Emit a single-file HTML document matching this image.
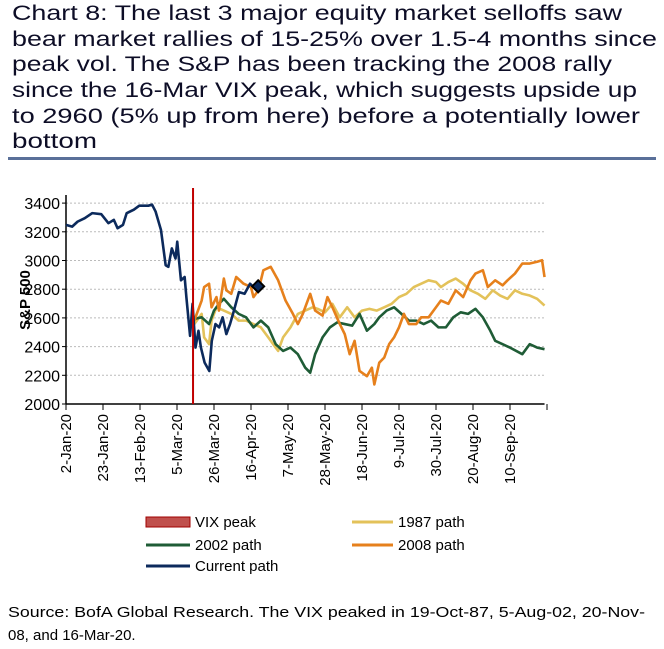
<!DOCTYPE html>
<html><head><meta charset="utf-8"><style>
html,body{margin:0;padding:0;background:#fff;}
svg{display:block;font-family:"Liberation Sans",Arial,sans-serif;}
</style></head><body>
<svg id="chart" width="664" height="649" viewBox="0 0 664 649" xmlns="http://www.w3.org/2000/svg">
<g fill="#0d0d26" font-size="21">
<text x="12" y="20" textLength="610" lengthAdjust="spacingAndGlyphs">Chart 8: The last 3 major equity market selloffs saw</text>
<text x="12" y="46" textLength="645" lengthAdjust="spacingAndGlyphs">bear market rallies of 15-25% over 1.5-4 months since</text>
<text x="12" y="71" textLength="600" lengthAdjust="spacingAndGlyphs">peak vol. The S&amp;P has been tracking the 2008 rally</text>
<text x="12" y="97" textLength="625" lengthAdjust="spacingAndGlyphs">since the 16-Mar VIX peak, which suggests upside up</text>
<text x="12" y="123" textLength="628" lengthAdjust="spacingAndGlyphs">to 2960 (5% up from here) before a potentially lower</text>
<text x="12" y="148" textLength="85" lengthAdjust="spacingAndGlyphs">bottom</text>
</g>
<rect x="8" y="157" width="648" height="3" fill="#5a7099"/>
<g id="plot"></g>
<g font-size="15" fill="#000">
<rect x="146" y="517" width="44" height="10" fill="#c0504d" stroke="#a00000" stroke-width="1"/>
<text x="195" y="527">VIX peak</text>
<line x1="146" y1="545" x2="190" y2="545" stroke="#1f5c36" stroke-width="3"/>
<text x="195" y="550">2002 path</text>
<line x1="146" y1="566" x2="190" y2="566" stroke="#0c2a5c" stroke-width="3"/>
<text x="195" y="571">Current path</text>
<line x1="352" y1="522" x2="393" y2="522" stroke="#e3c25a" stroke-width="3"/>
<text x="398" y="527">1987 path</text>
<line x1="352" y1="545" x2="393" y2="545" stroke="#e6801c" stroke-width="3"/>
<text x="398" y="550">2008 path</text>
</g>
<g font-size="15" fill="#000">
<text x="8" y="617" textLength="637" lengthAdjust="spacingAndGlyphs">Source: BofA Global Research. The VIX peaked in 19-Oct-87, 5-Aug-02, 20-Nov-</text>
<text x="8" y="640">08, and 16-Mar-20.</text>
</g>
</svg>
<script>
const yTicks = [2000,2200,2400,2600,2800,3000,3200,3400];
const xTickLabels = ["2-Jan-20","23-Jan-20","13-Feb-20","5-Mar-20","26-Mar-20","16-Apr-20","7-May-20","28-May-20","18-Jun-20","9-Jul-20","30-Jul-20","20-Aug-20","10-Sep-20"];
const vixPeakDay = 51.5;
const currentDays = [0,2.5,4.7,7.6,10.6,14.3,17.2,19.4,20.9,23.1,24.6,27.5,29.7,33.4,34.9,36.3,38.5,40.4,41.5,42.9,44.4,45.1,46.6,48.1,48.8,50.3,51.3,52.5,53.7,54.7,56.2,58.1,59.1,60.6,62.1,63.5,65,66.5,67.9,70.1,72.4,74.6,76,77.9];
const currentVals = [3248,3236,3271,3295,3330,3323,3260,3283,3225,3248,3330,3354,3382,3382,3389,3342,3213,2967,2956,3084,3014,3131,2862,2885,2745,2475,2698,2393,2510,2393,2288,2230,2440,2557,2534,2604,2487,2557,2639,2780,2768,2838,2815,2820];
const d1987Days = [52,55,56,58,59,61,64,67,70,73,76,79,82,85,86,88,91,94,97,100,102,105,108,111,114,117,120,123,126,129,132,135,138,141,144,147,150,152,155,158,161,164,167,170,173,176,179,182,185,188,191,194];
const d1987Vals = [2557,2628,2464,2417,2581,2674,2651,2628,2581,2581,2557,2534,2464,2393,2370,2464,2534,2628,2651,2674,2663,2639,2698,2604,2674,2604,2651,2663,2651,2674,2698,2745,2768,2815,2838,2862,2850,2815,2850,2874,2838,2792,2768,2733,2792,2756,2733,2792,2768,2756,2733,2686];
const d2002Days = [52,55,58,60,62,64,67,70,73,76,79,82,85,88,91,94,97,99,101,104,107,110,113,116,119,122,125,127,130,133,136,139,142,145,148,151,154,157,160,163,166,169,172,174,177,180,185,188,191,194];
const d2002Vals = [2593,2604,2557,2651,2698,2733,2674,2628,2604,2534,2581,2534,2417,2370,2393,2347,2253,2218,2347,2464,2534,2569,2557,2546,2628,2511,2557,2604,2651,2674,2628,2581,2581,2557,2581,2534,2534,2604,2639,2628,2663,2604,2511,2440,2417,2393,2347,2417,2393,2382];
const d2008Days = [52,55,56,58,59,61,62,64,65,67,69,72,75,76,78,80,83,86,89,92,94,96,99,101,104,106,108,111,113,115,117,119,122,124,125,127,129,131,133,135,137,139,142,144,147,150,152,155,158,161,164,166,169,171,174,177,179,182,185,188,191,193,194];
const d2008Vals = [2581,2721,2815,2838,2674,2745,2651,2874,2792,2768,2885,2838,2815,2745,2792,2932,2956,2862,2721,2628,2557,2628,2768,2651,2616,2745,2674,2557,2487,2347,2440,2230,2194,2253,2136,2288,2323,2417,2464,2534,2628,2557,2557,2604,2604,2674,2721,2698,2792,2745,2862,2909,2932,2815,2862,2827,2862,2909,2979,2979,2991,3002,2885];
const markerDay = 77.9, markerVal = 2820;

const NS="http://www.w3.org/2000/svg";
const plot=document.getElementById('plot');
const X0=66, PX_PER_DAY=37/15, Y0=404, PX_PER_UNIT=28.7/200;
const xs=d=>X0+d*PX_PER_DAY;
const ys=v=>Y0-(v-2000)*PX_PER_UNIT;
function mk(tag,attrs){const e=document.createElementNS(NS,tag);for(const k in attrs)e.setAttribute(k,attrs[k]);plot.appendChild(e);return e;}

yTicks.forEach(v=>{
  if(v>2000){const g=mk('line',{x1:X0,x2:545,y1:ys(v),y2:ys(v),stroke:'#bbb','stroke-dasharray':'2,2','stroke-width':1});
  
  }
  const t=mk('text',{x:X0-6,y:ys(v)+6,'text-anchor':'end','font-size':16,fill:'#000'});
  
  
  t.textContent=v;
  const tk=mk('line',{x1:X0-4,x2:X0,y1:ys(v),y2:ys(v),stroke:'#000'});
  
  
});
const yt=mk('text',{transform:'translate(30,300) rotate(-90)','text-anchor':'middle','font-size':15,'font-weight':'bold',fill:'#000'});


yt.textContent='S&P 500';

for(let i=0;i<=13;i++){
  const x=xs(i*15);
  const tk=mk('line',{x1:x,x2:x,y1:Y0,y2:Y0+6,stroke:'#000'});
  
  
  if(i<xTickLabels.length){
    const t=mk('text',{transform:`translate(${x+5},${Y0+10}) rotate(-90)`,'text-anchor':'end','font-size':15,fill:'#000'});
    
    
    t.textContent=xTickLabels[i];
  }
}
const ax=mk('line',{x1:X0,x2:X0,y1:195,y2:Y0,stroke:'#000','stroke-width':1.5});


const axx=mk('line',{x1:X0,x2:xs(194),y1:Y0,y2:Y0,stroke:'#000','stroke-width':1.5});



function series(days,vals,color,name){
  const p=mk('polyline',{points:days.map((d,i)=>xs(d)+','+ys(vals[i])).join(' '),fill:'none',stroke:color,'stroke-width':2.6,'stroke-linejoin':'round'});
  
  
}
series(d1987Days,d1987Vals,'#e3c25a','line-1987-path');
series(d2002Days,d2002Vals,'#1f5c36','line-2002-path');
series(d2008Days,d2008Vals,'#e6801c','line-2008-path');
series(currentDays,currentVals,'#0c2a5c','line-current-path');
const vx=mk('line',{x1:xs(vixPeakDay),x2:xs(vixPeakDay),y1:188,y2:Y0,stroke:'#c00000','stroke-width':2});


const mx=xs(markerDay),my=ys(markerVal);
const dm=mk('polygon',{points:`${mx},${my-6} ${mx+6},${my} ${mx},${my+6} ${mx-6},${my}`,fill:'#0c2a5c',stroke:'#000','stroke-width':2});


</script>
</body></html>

[Objective]
Copy, from the material, each line that holds the string "document".

[The answer]
Emit a single-file HTML document matching this image.
const plot=document.getElementById('plot');
function mk(tag,attrs){const e=document.createElementNS(NS,tag);for(const k in attrs)e.setAttribute(k,attrs[k]);plot.appendChild(e);return e;}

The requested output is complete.